→ **THE REQUEST**: Please write the listing below out again exactly, leaving every picture behind.

────────────────────────────────────────

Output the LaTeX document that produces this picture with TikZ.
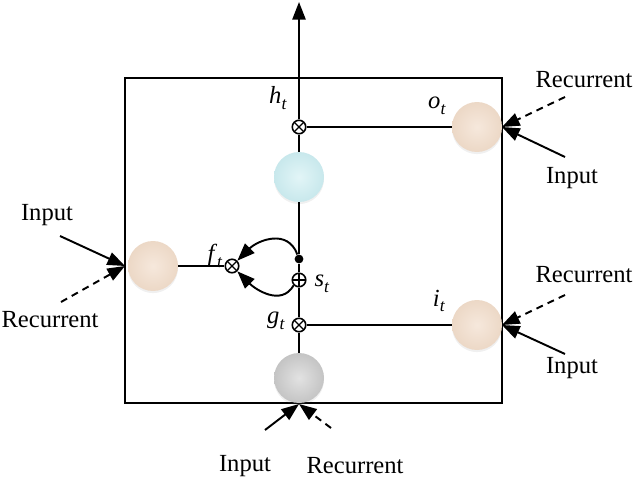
\documentclass[tikz,border=0pt]{standalone}
\usepackage{fontspec}
\setmainfont{Liberation Serif}
\usetikzlibrary{arrows.meta,positioning,calc,shadows}

\definecolor{peachin}{RGB}{246,232,220}
\definecolor{peachout}{RGB}{236,216,198}
\definecolor{cyanin}{RGB}{226,245,247}
\definecolor{cyanout}{RGB}{200,232,236}
\definecolor{greyin}{RGB}{226,226,226}
\definecolor{greyout}{RGB}{196,196,196}

\newcommand{\gvar}[1]{\textit{#1}\raisebox{-0.5ex}{\fontsize{10}{10}\selectfont\textit{t}}}

\tikzset{
  wire/.style={line width=1.1pt},
  feed/.style={line width=1.1pt,-{Triangle[length=10pt,width=7.5pt]}},
  feeddash/.style={feed,dash pattern=on 4pt off 3pt},
  unit/.style={circle,minimum size=1cm,inner sep=0pt,
    drop shadow={shadow xshift=0pt,shadow yshift=-1.2pt,opacity=0.12}},
  peach/.style={unit,inner color=peachin,outer color=peachout},
  cyanball/.style={unit,inner color=cyanin,outer color=cyanout},
  greyball/.style={unit,inner color=greyin,outer color=greyout},
  mult/.style={circle,draw,line width=0.9pt,fill=white,minimum size=0.27cm,inner sep=0pt,
    path picture={\draw[line width=0.7pt] (path picture bounding box.south west) -- (path picture bounding box.north east)
      (path picture bounding box.north west) -- (path picture bounding box.south east);}},
  plus/.style={circle,draw,line width=0.9pt,fill=white,minimum size=0.27cm,inner sep=0pt,
    path picture={\draw[line width=0.7pt] (path picture bounding box.south) -- (path picture bounding box.north)
      (path picture bounding box.west) -- (path picture bounding box.east);}},
  txt/.style={font=\fontsize{14}{15}\selectfont,inner sep=0pt},
  lab/.style={font=\fontsize{14}{15}\selectfont,inner sep=0pt}
}

\begin{document}
\begin{tikzpicture}[x=0.02cm,y=-0.02cm]
\useasboundingbox (0,0) rectangle (634,493);
% cell frame
\draw[wire] (125,78) rectangle (502,403);
% units and gates
\node[cyanball] (cell) at (299,177) {};
\node[greyball] (inp) at (299,378) {};
\node[peach] (fgt) at (153,266) {};
\node[peach] (ogt) at (477,127) {};
\node[peach] (igt) at (477,325) {};
\node[mult] (hx) at (299,127) {};
\node[mult] (gx) at (299,325) {};
\node[mult] (fx) at (232,266) {};
\node[plus] (sp) at (299,280) {};
\node[circle,fill,inner sep=0pt,minimum size=5pt] (dot) at (299,259) {};
\coordinate (out) at (299,2);
% labels
\node[lab] (hl) at (278,98) {\gvar{h}};
\node[lab] (ol) at (437,106) {\gvar{o}};
\node[lab] (fl) at (215,256) {\gvar{f}};
\node[lab] (sl) at (322,284) {\gvar{s}};
\node[lab] (gl) at (276,321) {\gvar{g}};
\node[lab] (il) at (439,301) {\gvar{i}};
% wires
\draw[feed] (hx) -- (out);
\draw[wire] (cell) -- (hx);
\draw[wire] (hx) -- (ogt);
\draw[wire] (dot) -- (cell);
\draw[wire] (sp) -- (dot);
\draw[wire] (gx) -- (sp);
\draw[wire] (inp) -- (gx);
\draw[wire] (gx) -- (igt);
\draw[wire] (fgt) -- (fx);
\draw[feed] (dot) to[out=110,in=45,looseness=1.2] (fx.north east);
\draw[feed] (sp.south west) to[out=-120,in=-45,looseness=1.1] (fx.south east);
% outside inputs
\coordinate (lt) at (125,266);
\coordinate (ot) at (502,127);
\coordinate (it) at (502,325);
\coordinate (bt) at (299,404);
\node[txt] (in1) at (47,215) {Input};
\node[txt] (rc1) at (50,320) {Recurrent};
\node[txt] (in2) at (572,178) {Input};
\node[txt] (rc2) at (584,80) {Recurrent};
\node[txt] (in3) at (572,368) {Input};
\node[txt] (rc3) at (584,275) {Recurrent};
\node[txt] (in4) at (245,466) {Input};
\node[txt] (rc4) at (355,466) {Recurrent};
\draw[feed] (60,236) -- (lt);
\draw[feeddash] (61,302) -- (lt);
\draw[feed] (565,157) -- (ot);
\draw[feeddash] (565,97) -- (ot);
\draw[feed] (565,354) -- (it);
\draw[feeddash] (565,295) -- (it);
\draw[feed] (265,430) -- (bt);
\draw[feeddash] (331,428) -- (bt);
\end{tikzpicture}
\end{document}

────────────────────────────────────────

→ **WRITTEN ANSWER**:
Output the LaTeX document that produces this picture with TikZ.
\documentclass[tikz,border=0pt]{standalone}
\usepackage{fontspec}
\setmainfont{Liberation Serif}
\usetikzlibrary{arrows.meta,positioning,calc,shadows}

\definecolor{peachin}{RGB}{246,232,220}
\definecolor{peachout}{RGB}{236,216,198}
\definecolor{cyanin}{RGB}{226,245,247}
\definecolor{cyanout}{RGB}{200,232,236}
\definecolor{greyin}{RGB}{226,226,226}
\definecolor{greyout}{RGB}{196,196,196}

\newcommand{\gvar}[1]{\textit{#1}\raisebox{-0.5ex}{\fontsize{10}{10}\selectfont\textit{t}}}

\tikzset{
  wire/.style={line width=1.1pt},
  feed/.style={line width=1.1pt,-{Triangle[length=10pt,width=7.5pt]}},
  feeddash/.style={feed,dash pattern=on 4pt off 3pt},
  unit/.style={circle,minimum size=1cm,inner sep=0pt,
    drop shadow={shadow xshift=0pt,shadow yshift=-1.2pt,opacity=0.12}},
  peach/.style={unit,inner color=peachin,outer color=peachout},
  cyanball/.style={unit,inner color=cyanin,outer color=cyanout},
  greyball/.style={unit,inner color=greyin,outer color=greyout},
  mult/.style={circle,draw,line width=0.9pt,fill=white,minimum size=0.27cm,inner sep=0pt,
    path picture={\draw[line width=0.7pt] (path picture bounding box.south west) -- (path picture bounding box.north east)
      (path picture bounding box.north west) -- (path picture bounding box.south east);}},
  plus/.style={circle,draw,line width=0.9pt,fill=white,minimum size=0.27cm,inner sep=0pt,
    path picture={\draw[line width=0.7pt] (path picture bounding box.south) -- (path picture bounding box.north)
      (path picture bounding box.west) -- (path picture bounding box.east);}},
  txt/.style={font=\fontsize{14}{15}\selectfont,inner sep=0pt},
  lab/.style={font=\fontsize{14}{15}\selectfont,inner sep=0pt}
}

\begin{document}
\begin{tikzpicture}[x=0.02cm,y=-0.02cm]
\useasboundingbox (0,0) rectangle (634,493);
% cell frame
\draw[wire] (125,78) rectangle (502,403);
% units and gates
\node[cyanball] (cell) at (299,177) {};
\node[greyball] (inp) at (299,378) {};
\node[peach] (fgt) at (153,266) {};
\node[peach] (ogt) at (477,127) {};
\node[peach] (igt) at (477,325) {};
\node[mult] (hx) at (299,127) {};
\node[mult] (gx) at (299,325) {};
\node[mult] (fx) at (232,266) {};
\node[plus] (sp) at (299,280) {};
\node[circle,fill,inner sep=0pt,minimum size=5pt] (dot) at (299,259) {};
\coordinate (out) at (299,2);
% labels
\node[lab] (hl) at (278,98) {\gvar{h}};
\node[lab] (ol) at (437,106) {\gvar{o}};
\node[lab] (fl) at (215,256) {\gvar{f}};
\node[lab] (sl) at (322,284) {\gvar{s}};
\node[lab] (gl) at (276,321) {\gvar{g}};
\node[lab] (il) at (439,301) {\gvar{i}};
% wires
\draw[feed] (hx) -- (out);
\draw[wire] (cell) -- (hx);
\draw[wire] (hx) -- (ogt);
\draw[wire] (dot) -- (cell);
\draw[wire] (sp) -- (dot);
\draw[wire] (gx) -- (sp);
\draw[wire] (inp) -- (gx);
\draw[wire] (gx) -- (igt);
\draw[wire] (fgt) -- (fx);
\draw[feed] (dot) to[out=110,in=45,looseness=1.2] (fx.north east);
\draw[feed] (sp.south west) to[out=-120,in=-45,looseness=1.1] (fx.south east);
% outside inputs
\coordinate (lt) at (125,266);
\coordinate (ot) at (502,127);
\coordinate (it) at (502,325);
\coordinate (bt) at (299,404);
\node[txt] (in1) at (47,215) {Input};
\node[txt] (rc1) at (50,320) {Recurrent};
\node[txt] (in2) at (572,178) {Input};
\node[txt] (rc2) at (584,80) {Recurrent};
\node[txt] (in3) at (572,368) {Input};
\node[txt] (rc3) at (584,275) {Recurrent};
\node[txt] (in4) at (245,466) {Input};
\node[txt] (rc4) at (355,466) {Recurrent};
\draw[feed] (60,236) -- (lt);
\draw[feeddash] (61,302) -- (lt);
\draw[feed] (565,157) -- (ot);
\draw[feeddash] (565,97) -- (ot);
\draw[feed] (565,354) -- (it);
\draw[feeddash] (565,295) -- (it);
\draw[feed] (265,430) -- (bt);
\draw[feeddash] (331,428) -- (bt);
\end{tikzpicture}
\end{document}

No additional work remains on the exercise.